OK, not exactly dynamite proof that the research is bogus, but interesting nonetheless and one can imagine the sort of impact such massive coverage of how good baby formula is will drive up sales of it. Another blog has looked at the way that the Mail article is written and concludes:

you find that Prof. Carlsen does not disagree with the evidence regarding the benefits of breastfeeding.

Even the Daily Mail admits:
“Prof Carlsen’s team reviewed data from more than 50 international studies looking at the relationship between breastfeeding and health. Most concluded that the more children were breastfed, the healthier they were. On the surface this was correct, said Prof Carlsen, from the Norwegian University of Science and Technology in Trondheim.”

The hypothesis that Prof. Carlsen is proposing is that mothers reach for formula because they have excess male hormone…

Surely a more relevant headline would be: “Excess male hormone leads mother to bottle feed and harms babies claims scientist”…

Rather than rushing to comment, however, I believe this whole story needs to be approached with a great deal more caution than that demonstrated by the Daily Mail and some other journalists.

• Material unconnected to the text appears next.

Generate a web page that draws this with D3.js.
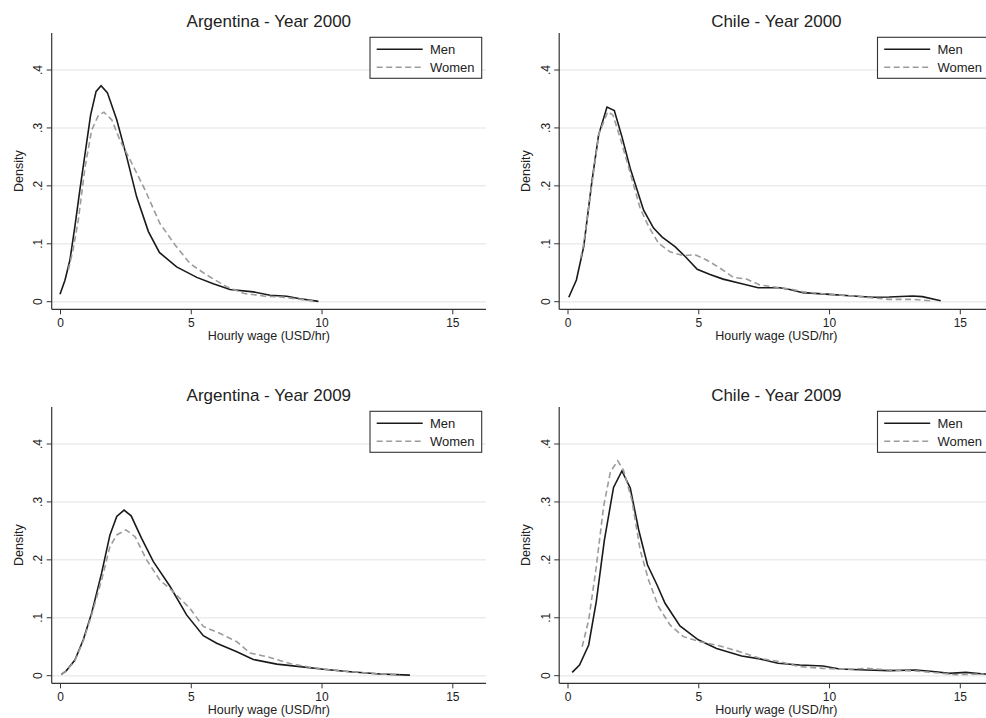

Of course, the whole point of Flat Earth News is that it isn’t considered, it is a rushed rehash of an Associated Press story based on a press release. The Daily Mail covers this story because it knows every other media outlet is – it is on safe ground and following the media consensus. Obviously the Daily Mail is perhaps changing the slant of its article to create more panic or controversy, but look at local media (who may be rehashing the Mail article) and they seem to be using the same angle (do a Google search for Professor Sven Carlsen to get almost identical coverage through hundreds of media outlets).

What is important to remember is that the media have not read this report in full, and are not going to. Neither have I, but I am not rushing to the conclusion that breast-feeding is not best and I am certainly not giving that conclusion to millions of readers.

What I am pointing out is that the journalist who rehashed this story is unlikely to have even the vaguest idea of the validity of this research (and is almost certainly not an expert in the science of breastfeeding vs formula), or whether the slant that has appeared on their desk to be rewritten bears any relation to the original research in the first place. The journalist does not have enough time to fact check or verify the story and they certainly do not have enough time to read the research to really see what it is arguing or proving. Churnalism just rewrites it for the target audience of the paper and puts the information out as quickly as possible – whether the information has any validity is irrelevant.

Of course, if this story does spark a follow up comment from relevant scientists who may see fit to point out the inaccuracies of the media coverage then it would never receive even a fraction of the coverage that the original churnalism did. This leads Google to be clogged up with the consensus media view of ‘truth’ rather than ‘truth’ itself.